We have not been requested to express, and with your knowledge and consent, do not render any opinion as to the applicability to the obligations of the Company under the Indenture and the Exchange Notes or the Guarantors under the Indenture or the Guarantees of Section 548 of the United States Bankruptcy Code or applicable state law (including, without limitation, Article 10 of the New York Debtor and Creditor Law) relating to fraudulent transfers and obligations.

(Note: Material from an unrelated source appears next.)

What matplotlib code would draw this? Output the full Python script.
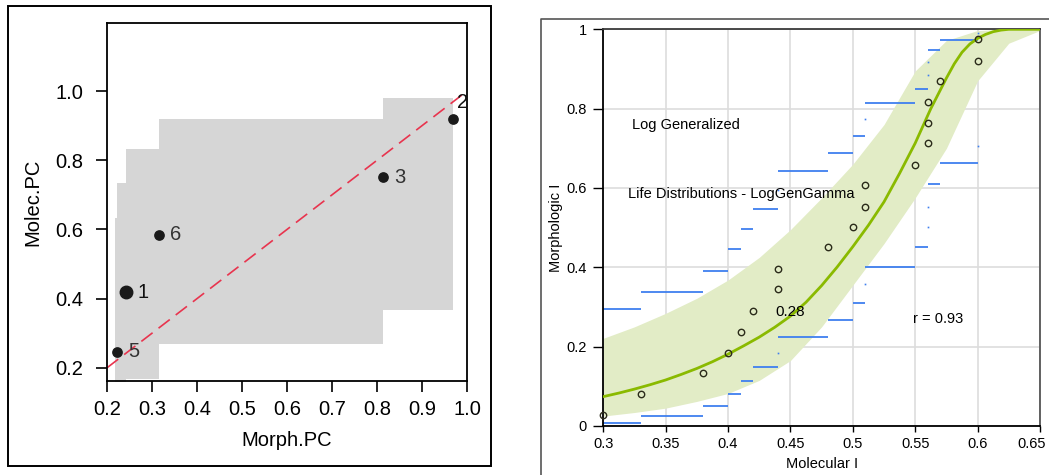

To the extent that the obligations of the Company and the Guarantors under the Indenture may be dependent upon such matters, we assume for purposes of this opinion that the Trustee is duly organized, validly existing and in good standing under the laws of its jurisdiction of organization; that the Trustee is duly qualified to engage in the activities contemplated by the Indenture; that the Indenture has been duly authorized, executed and delivered by the Trustee and constitutes the legally valid, binding and enforceable obligation of the Trustee enforceable against the Trustee in accordance with its terms; that the Trustee is in compliance, generally and with respect to acting as a trustee under the Indenture, with all applicable laws and regulations; and that the Trustee has the requisite organizational and legal power and authority to perform its obligations under the Indenture.
We consent to your filing this opinion as an exhibit to the Registration Statement and to the reference to our firm contained under the heading “Legal Matters” in the prospectus contained therein.